Set task
Begin at the top of the records below and return each line exactly through the line with "ax = fig.add_axes([0.211, 0.126, 0.763, 0.835])". Skip pictures.

[Entries with chart source code]
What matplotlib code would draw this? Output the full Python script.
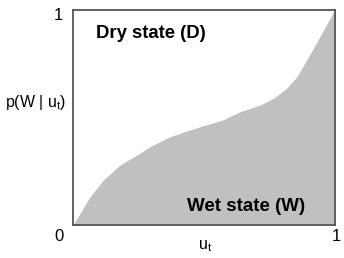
import matplotlib.pyplot as plt

# curve: p(W | u_t)
u = [0.0, 0.029, 0.067, 0.117, 0.181, 0.245, 0.295, 0.371, 0.430, 0.474, 0.573, 0.638,
     0.714, 0.765, 0.816, 0.854, 0.892, 0.935, 0.992, 1.0]
p = [0.0, 0.057, 0.134, 0.211, 0.281, 0.327, 0.366, 0.412, 0.437, 0.454, 0.490, 0.528,
     0.559, 0.590, 0.637, 0.690, 0.768, 0.861, 0.986, 1.0]

plt.rcParams['font.family'] = ['Liberation Sans', 'DejaVu Sans']

fig = plt.figure(figsize=(3.44, 2.58), dpi=100)
ax = fig.add_axes([0.211, 0.126, 0.763, 0.835])

ax.fill_between(u, 0, p, color="#c0c0c0", linewidth=0)
ax.set_xlim(0, 1)
ax.set_ylim(0, 1)
ax.set_xticks([])
ax.set_yticks([])
for s in ax.spines.values():
    s.set_color("#555555")
    s.set_linewidth(1.3)

# corner labels
ax.text(-0.051, -0.053, "0", transform=ax.transAxes, ha="center", va="center", fontsize=12)
ax.text(-0.055, 0.977, "1", transform=ax.transAxes, ha="center", va="center", fontsize=12)
ax.text(1.022, -0.053, "1", transform=ax.transAxes, ha="right", va="center", fontsize=12)

ax.text(-0.14, 0.573, r"p(W | u$_\mathregular{t}$)", transform=ax.transAxes,
        ha="center", va="center", fontsize=11.5)
ax.text(0.505, -0.095, r"u$_\mathregular{t}$", transform=ax.transAxes,
        ha="center", va="center", fontsize=11.5)

ax.text(0.0895, 0.893, "Dry state (D)", transform=ax.transAxes, ha="left", va="center",
        fontsize=13.3, fontweight="bold")
ax.text(0.436, 0.086, "Wet state (W)", transform=ax.transAxes, ha="left", va="center",
        fontsize=13.5, fontweight="bold")

fig.savefig("out.png", dpi=100)
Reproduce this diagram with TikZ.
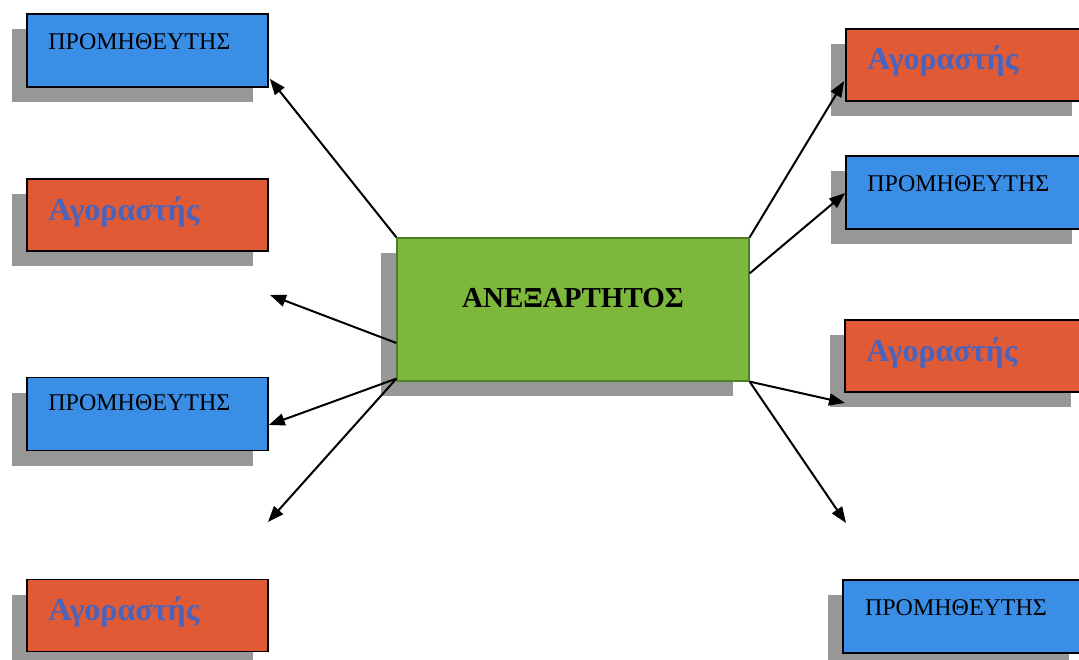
\documentclass[tikz,border=0pt]{standalone}
\usepackage{fontspec}
\setmainfont{Liberation Serif}
\usetikzlibrary{arrows.meta,shadows,calc}
\definecolor{pblue}{HTML}{3A8EE6}
\definecolor{aorange}{HTML}{E05A35}
\definecolor{cgreen}{HTML}{7DB83C}
\definecolor{cgreenb}{HTML}{4F7F28}
\definecolor{tblue}{HTML}{4A64BE}
\definecolor{shgray}{HTML}{979797}
\tikzset{
  boxshadow/.style={drop shadow={shadow xshift=-15pt,shadow yshift=-15pt,fill=shgray,opacity=1}},
  pbox/.style={draw=black,line width=1.6pt,fill=pblue,minimum width=241pt,minimum height=73pt,inner sep=0pt,boxshadow},
  abox/.style={draw=black,line width=1.6pt,fill=aorange,minimum width=241pt,minimum height=72pt,inner sep=0pt,boxshadow},
  cbox/.style={draw=cgreenb,line width=1.2pt,fill=cgreen,minimum width=352pt,minimum height=143pt,inner sep=0pt,
     drop shadow={shadow xshift=-16pt,shadow yshift=-15pt,fill=shgray,opacity=1}},
  ptext/.style={anchor=west,inner sep=0pt,font=\fontsize{24}{28}\selectfont,text=black},
  atext/.style={anchor=west,inner sep=0pt,font=\fontsize{32}{36}\selectfont\bfseries,text=tblue},
  ctext/.style={inner sep=0pt,font=\fontsize{29}{33}\selectfont\bfseries,text=black},
  conn/.style={draw=black,line width=2pt,-{Triangle[length=16pt,width=12pt]}}
}
\begin{document}
\begin{tikzpicture}[x=1pt,y=-1pt]
\clip (0,0) rectangle (1079,660);
\fill[white] (0,0) rectangle (1079,660);
% left column
\node[pbox] (l1) at (147.5,50.5) {};
\node[abox] (l2) at (147.5,215) {};
\node[pbox] (l3) at (147.5,414) {};
\node[abox] (l4) at (147.5,615.5) {};
% right column
\node[abox] (r1) at (966.5,65) {};
\node[pbox] (r2) at (966.5,192.5) {};
\node[abox] (r3) at (965.5,356) {};
\node[pbox,line width=2.4pt] (r4) at (963.5,616.5) {};
% centre
\node[cbox] (c) at (573,309.5) {};
\node[ctext] (ct) at ($(c.center)+(0,-11)$) {ΑΝΕΞΑΡΤΗΤΟΣ};
% texts
\node[ptext] (t1) at ($(l1.west)+(22,-9)$) {ΠΡΟΜΗΘΕΥΤΗΣ};
\node[atext] (t2) at ($(l2.west)+(22,-3)$) {Αγοραστής};
\node[ptext] (t3) at ($(l3.west)+(22,-11)$) {ΠΡΟΜΗΘΕΥΤΗΣ};
\node[atext] (t4) at ($(l4.west)+(22,-3)$) {Αγοραστής};
\node[atext] (t5) at ($(r1.west)+(22,-4)$) {Αγοραστής};
\node[ptext] (t6) at ($(r2.west)+(22,-9)$) {ΠΡΟΜΗΘΕΥΤΗΣ};
\node[atext] (t7) at ($(r3.west)+(22,-3)$) {Αγοραστής};
\node[ptext] (t8) at ($(r4.west)+(23,-9)$) {ΠΡΟΜΗΘΕΥΤΗΣ};
% connector ends
\coordinate (e1) at ($(l1.south east)+(1,-9)$);
\coordinate (e2) at (270,295);
\coordinate (e3) at ($(l3.east)+(0,11)$);
\coordinate (e4) at (268,522);
\coordinate (e5) at ($(r1.west)+(-1,16)$);
\coordinate (e6) at ($(r2.west)+(0,0.5)$);
\coordinate (e7) at (845,403);
\coordinate (e8) at (846,523);
\coordinate (s2) at ($(c.west)+(0,33.5)$);
\coordinate (s3) at ($(c.south west)+(0,-3)$);
\coordinate (s6) at ($(c.north east)+(0,36)$);
% connectors
\draw[conn] (c.north west) -- (e1);
\draw[conn] (s2) -- (e2);
\draw[conn] (s3) -- (e3);
\draw[conn] (s3) -- (e4);
\draw[conn] (c.north east) -- (e5);
\draw[conn] (s6) -- (e6);
\draw[conn] (c.south east) -- (e7);
\draw[conn] (c.south east) -- (e8);
\end{tikzpicture}
\end{document}
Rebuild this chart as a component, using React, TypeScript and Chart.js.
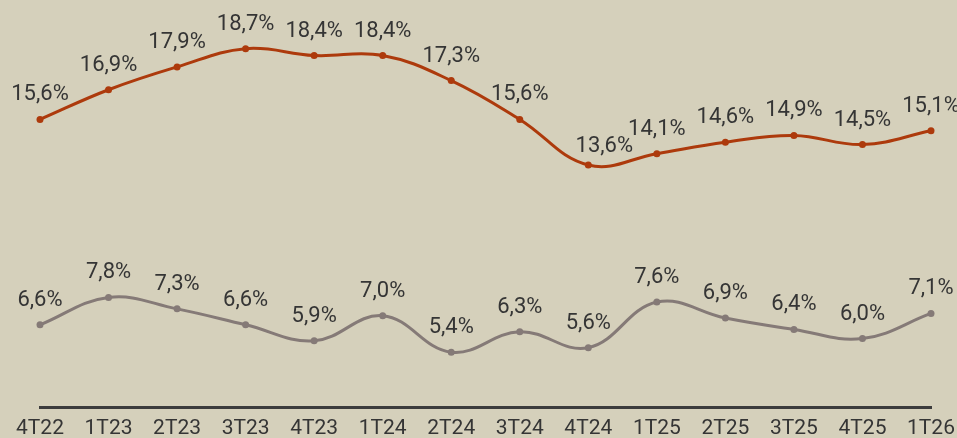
import React, { useEffect, useRef } from "react";
import { Chart, registerables } from "chart.js";

Chart.register(...registerables);

const categories = ["4T22", "1T23", "2T23", "3T23", "4T23", "1T24", "2T24", "3T24", "4T24", "1T25", "2T25", "3T25", "4T25", "1T26"];
const seriesTop = [15.6, 16.9, 17.9, 18.7, 18.4, 18.4, 17.3, 15.6, 13.6, 14.1, 14.6, 14.9, 14.5, 15.1];
const seriesBottom = [6.6, 7.8, 7.3, 6.6, 5.9, 7.0, 5.4, 6.3, 5.6, 7.6, 6.9, 6.4, 6.0, 7.1];

const BG = "#d5d0bb";
const ORANGE = "#ad3a0c";
const GRAY = "#857a77";
const TEXT = "#353535";
const FONT = "Roboto, 'Noto Sans', sans-serif";

const fmt = (v: number) => v.toFixed(1).replace(".", ",") + "%";

const labelPlugin = {
  id: "pointLabels",
  afterDatasetsDraw(chart: any) {
    const ctx = chart.ctx;
    ctx.save();
    ctx.font = `22px ${FONT}`;
    ctx.fillStyle = TEXT;
    ctx.textAlign = "center";
    ctx.textBaseline = "alphabetic";
    chart.data.datasets.forEach((ds: any, di: number) => {
      const meta = chart.getDatasetMeta(di);
      meta.data.forEach((pt: any, i: number) => {
        let dx = 0;
        let dy = 19;
        // nudge the label at the local minimum of the top line
        if (di === 0 && i === 8) {
          dx = 16;
          dy = 13.5;
        }
        ctx.fillText(fmt(ds.data[i]), pt.x + dx, pt.y - dy);
      });
    });
    ctx.restore();
  },
};

export default function App() {
  const ref = useRef<HTMLCanvasElement>(null);
  useEffect(() => {
    if (!ref.current) return;
    const chart = new Chart(ref.current, {
      type: "line",
      data: {
        labels: categories,
        datasets: [
          {
            data: seriesTop,
            borderColor: ORANGE,
            backgroundColor: ORANGE,
            borderWidth: 3,
            pointRadius: 3.5,
            pointBorderWidth: 0,
            tension: 0.4,
          },
          {
            data: seriesBottom,
            borderColor: GRAY,
            backgroundColor: GRAY,
            borderWidth: 3,
            pointRadius: 3.5,
            pointBorderWidth: 0,
            tension: 0.4,
          },
        ],
      },
      options: {
        responsive: false,
        animation: false,
        layout: { padding: { left: 40, right: 26, top: 19, bottom: 0 } },
        plugins: { legend: { display: false }, tooltip: { enabled: false } },
        scales: {
          y: { display: false, min: 3, max: 20 },
          x: {
            offset: false,
            grid: { display: false },
            border: { display: true, color: "#3c3c3c", width: 3 },
            ticks: { color: TEXT, font: { family: FONT, size: 21 }, padding: 1, maxRotation: 0, autoSkip: false },
            afterFit: (scale: any) => {
              scale.height = 31;
              scale.paddingLeft = 0;
              scale.paddingRight = 0;
            },
          },
        },
      },
      plugins: [labelPlugin],
    });
    return () => chart.destroy();
  }, []);
  return (
    <div style={{ position: "fixed", left: 0, top: 0, width: 957, height: 438, background: BG }}>
      <canvas ref={ref} width={957} height={438} />
    </div>
  );
}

Solution to this problem
What matplotlib code would draw this? Output the full Python script.
import matplotlib.pyplot as plt

# curve: p(W | u_t)
u = [0.0, 0.029, 0.067, 0.117, 0.181, 0.245, 0.295, 0.371, 0.430, 0.474, 0.573, 0.638,
     0.714, 0.765, 0.816, 0.854, 0.892, 0.935, 0.992, 1.0]
p = [0.0, 0.057, 0.134, 0.211, 0.281, 0.327, 0.366, 0.412, 0.437, 0.454, 0.490, 0.528,
     0.559, 0.590, 0.637, 0.690, 0.768, 0.861, 0.986, 1.0]

plt.rcParams['font.family'] = ['Liberation Sans', 'DejaVu Sans']

fig = plt.figure(figsize=(3.44, 2.58), dpi=100)
ax = fig.add_axes([0.211, 0.126, 0.763, 0.835])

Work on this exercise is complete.